Boy am I glad you mentioned pressing the seams open! I finally started doing that on some multy-HST blocks because the intersecting seams were so bulky. I've always felt as though I were committing some sort of quilting sin, but continued to do it in secret because it just worked better. Thanks for giving me permission to come out of the closet!!

Julie Bagamary said...

Great colors and great block.

patty a. said...

Beautiful block! I need to get out and pull some weeds and grass starting to peak their heads up in my newly redone front beds. I don't want my beds overtaken again - it was too much work to get them in good shape. It has been hard to get out and pull weeds with all the rain we have had, the humidity, and with the sewing project deadlines. Oops - sounds like a bunch of excuses!

Quiltdivajulie said...

GORGEOUS colors ... really does that fabulous leaf fabric great justice!

Sorry about your neighbor leaving ... hope the new resident turns into a good neighbor!

karenfae said...

I press my seams open on some pieces also - it just makes it too thick in some places to always press to the side - whoever came up with that rule anyhow!!
Karen
http://karensquilting.com/blog/

Cathi said...

That is a gorgeous fabric combination!!
I'm curious about the pressing seams open comment. Do you use a shorter stitch length on the machine when you're going to do that?

hetty said...

Love your first block! When I want to quilt in the ditch, I never iron my seams open. Otherwise I might open them if they are too lumpy. Wishing you luck on your new neighbour.

Chartreuse Moose said...

Love you new quilt blocks! Thank you for sharing comments and how to turn on my e-mail button! Blogs are so new to me...and wonderful fun!

Needled Mom said...

Those colors are fabulous together. I have found that ironing seams open gives me a much more accurate match on many seams like that.

Sorry about your loosing of your neighbor. I am glad that the new neighbor wants to keep the plants.

Char said...

Great combination of fabrics, I really like this block.

Mimi said...

How about a pic of the back of this block? We can then enjoy what pressed open does for a block.

Ruth Anne Olson said...

These fabrics really look good together. How pretty.

True Blue Nana said...

What a great block but all those triangles intimidate me. The fabrics are so cool and fresh, the remind me of a waterfall.

Laura said...

Beautiful!

Anonymous said...

Always fun to see what you created with your fabric. For me this block has an elegance of leaves and water.

J~MT

Dawn H. said...

Absolutely LOVE your color/fabric choices.

LC said...

Ohh, lovely block. I agree... using up that darker print would make me sad too, but it will look so good in this quilt!

wackywoman said...

What a pretty block.

Momma Made This said...

I LOVE THESE!!!! So lush, so green.
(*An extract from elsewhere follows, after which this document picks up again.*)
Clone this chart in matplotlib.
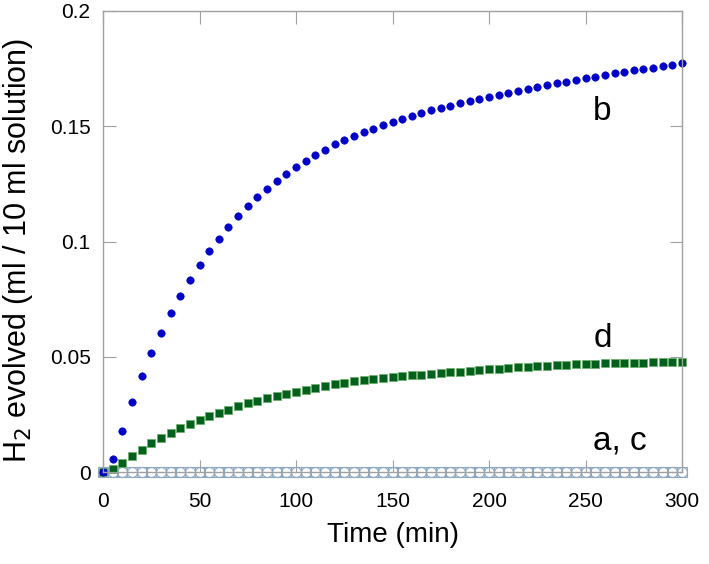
import numpy as np
import matplotlib
matplotlib.use('Agg')
import matplotlib.pyplot as plt

# Sampling times (min), one reading every 5 min
time_min = list(range(0, 305, 5))

# H2 evolved (ml / 10 ml solution)
h2_b = [0.0, 0.0058, 0.0177, 0.0302, 0.0415, 0.0515, 0.0604, 0.0688, 0.0763, 0.0831,
        0.0898, 0.0959, 0.1011, 0.1063, 0.1111, 0.1154, 0.1193, 0.1228, 0.1262, 0.1293,
        0.1323, 0.1349, 0.1375, 0.1398, 0.1422, 0.1440, 0.1458, 0.1475, 0.1490, 0.1507,
        0.1520, 0.1533, 0.1546, 0.1558, 0.1569, 0.1580, 0.1589, 0.1600, 0.1610, 0.1620,
        0.1628, 0.1637, 0.1646, 0.1655, 0.1663, 0.1670, 0.1678, 0.1686, 0.1694, 0.1701,
        0.1708, 0.1715, 0.1722, 0.1729, 0.1736, 0.1742, 0.1748, 0.1754, 0.1760, 0.1767,
        0.1776]

h2_d = [0.0, 0.0012, 0.0039, 0.0071, 0.0097, 0.0124, 0.0148, 0.0169, 0.0190, 0.0210,
        0.0226, 0.0243, 0.0257, 0.0271, 0.0285, 0.0298, 0.0310, 0.0321, 0.0331, 0.0340,
        0.0348, 0.0357, 0.0365, 0.0373, 0.0380, 0.0387, 0.0393, 0.0399, 0.0403, 0.0407,
        0.0411, 0.0415, 0.0419, 0.0423, 0.0427, 0.0430, 0.0433, 0.0436, 0.0439, 0.0442,
        0.0446, 0.0449, 0.0452, 0.0455, 0.0457, 0.0459, 0.0461, 0.0463, 0.0465, 0.0467,
        0.0468, 0.0469, 0.0471, 0.0472, 0.0473, 0.0474, 0.0475, 0.0476, 0.0476, 0.0477,
        0.0478]

# a and c stay on the baseline
h2_a = [0.0, 0.0, 0.0, 0.0, 0.0, 0.0, 0.0, 0.0, 0.0, 0.0,
        0.0, 0.0, 0.0, 0.0, 0.0, 0.0, 0.0, 0.0, 0.0, 0.0,
        0.0, 0.0, 0.0, 0.0, 0.0, 0.0, 0.0, 0.0, 0.0, 0.0,
        0.0, 0.0, 0.0, 0.0, 0.0, 0.0, 0.0, 0.0, 0.0, 0.0,
        0.0, 0.0, 0.0, 0.0, 0.0, 0.0, 0.0, 0.0, 0.0, 0.0,
        0.0, 0.0, 0.0, 0.0, 0.0, 0.0, 0.0, 0.0, 0.0, 0.0,
        0.0]
h2_c = [0.0, 0.0, 0.0, 0.0, 0.0, 0.0, 0.0, 0.0, 0.0, 0.0,
        0.0, 0.0, 0.0, 0.0, 0.0, 0.0, 0.0, 0.0, 0.0, 0.0,
        0.0, 0.0, 0.0, 0.0, 0.0, 0.0, 0.0, 0.0, 0.0, 0.0,
        0.0, 0.0, 0.0, 0.0, 0.0, 0.0, 0.0, 0.0, 0.0, 0.0,
        0.0, 0.0, 0.0, 0.0, 0.0, 0.0, 0.0, 0.0, 0.0, 0.0,
        0.0, 0.0, 0.0, 0.0, 0.0, 0.0, 0.0, 0.0, 0.0, 0.0,
        0.0]

xticks = [0, 50, 100, 150, 200, 250, 300]
yticks = [0, 0.05, 0.1, 0.15, 0.2]
yticklabels = ['0', '0.05', '0.1', '0.15', '0.2']

plt.rcParams['font.family'] = ['Liberation Sans', 'DejaVu Sans']

fig = plt.figure(figsize=(7.09, 5.64), dpi=100)
ax = fig.add_axes([0.1453, 0.163, 0.8167, 0.8175])

edge_ac = '#8fa8c2'
ax.plot(time_min, h2_c, linestyle='none', marker='s', markersize=7.0,
        markerfacecolor='none', markeredgecolor=edge_ac, markeredgewidth=0.8, clip_on=False)
ax.plot(time_min, h2_a, linestyle='none', marker='o', markersize=7.2,
        markerfacecolor='none', markeredgecolor=edge_ac, markeredgewidth=0.8, clip_on=False)
ax.plot(time_min, h2_d, linestyle='none', marker='s', markersize=5.2,
        markerfacecolor='#00601c', markeredgecolor='#6fb06f', markeredgewidth=0.6, clip_on=False)
ax.plot(time_min, h2_b, linestyle='none', marker='o', markersize=5.3,
        markerfacecolor='#0000c8', markeredgecolor='#0000c8', markeredgewidth=0.5, clip_on=False)

# Curve labels
ax.text(254, 0.1565, 'b', fontsize=24, ha='left', va='center')
ax.text(254, 0.0580, 'd', fontsize=24, ha='left', va='center')
ax.text(254, 0.0135, 'a, c', fontsize=24, ha='left', va='center')

ax.set_xlim(0, 300)
ax.set_ylim(0, 0.2)
ax.set_xticks(xticks)
ax.set_yticks(yticks)
ax.set_yticklabels(yticklabels)

for sp in ax.spines.values():
    sp.set_color('#a0a0a0')
    sp.set_linewidth(1.0)
ax.tick_params(direction='in', length=9, width=0.8, color='#a0a0a0',
               top=True, right=True, labelsize=15)
ax.tick_params(axis='x', pad=14)
ax.tick_params(axis='y', pad=9)

ax.set_xlabel('Time (min)', fontsize=20, labelpad=8)
ax.set_ylabel('H$_2$ evolved (ml / 10 ml solution)', fontsize=22)
ax.yaxis.set_label_coords(-0.118, 0.48)

plt.savefig('out.png', dpi=100)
So pretty.

From the lush, green Pacific Northwest...

~ Ronda

Julia said...

I love green. this block is beautiful!
I pulled weeds yesterday, too. Mine didn't come out so easily, but after today they should. It is raining like crazy today.

artwarelv said...

Your energy level astounds me and your flowers and quilts are such an inspiration. I look forward to your posts daily. Thanks for blogging, yours makes me want to! Sharon

Vivian said...

Beautiful fabrics. It'll be another outstanding quilt.

You have a lot of comments re: pressing the seams open, and those have been fun to read. I really enjoy how your ideas and your processes trigger a lot of comments and questions. It all ends up making us better-informed quilters. There's nothing better than knowing about options.

PattyBYoung said...

Love the colors! Nice points! Hmm, maybe I'll start pressing seams open.

Sharon said...

Love the fabric combo. I don't press seams open, but I"m sure it's faster and just as good as what I do, I clip the seams on either side and then press to one side and only press open where the seams cross. Tedious, but it reduces a lot of bulk at the intersections and I still have my "ditch" to quilt in.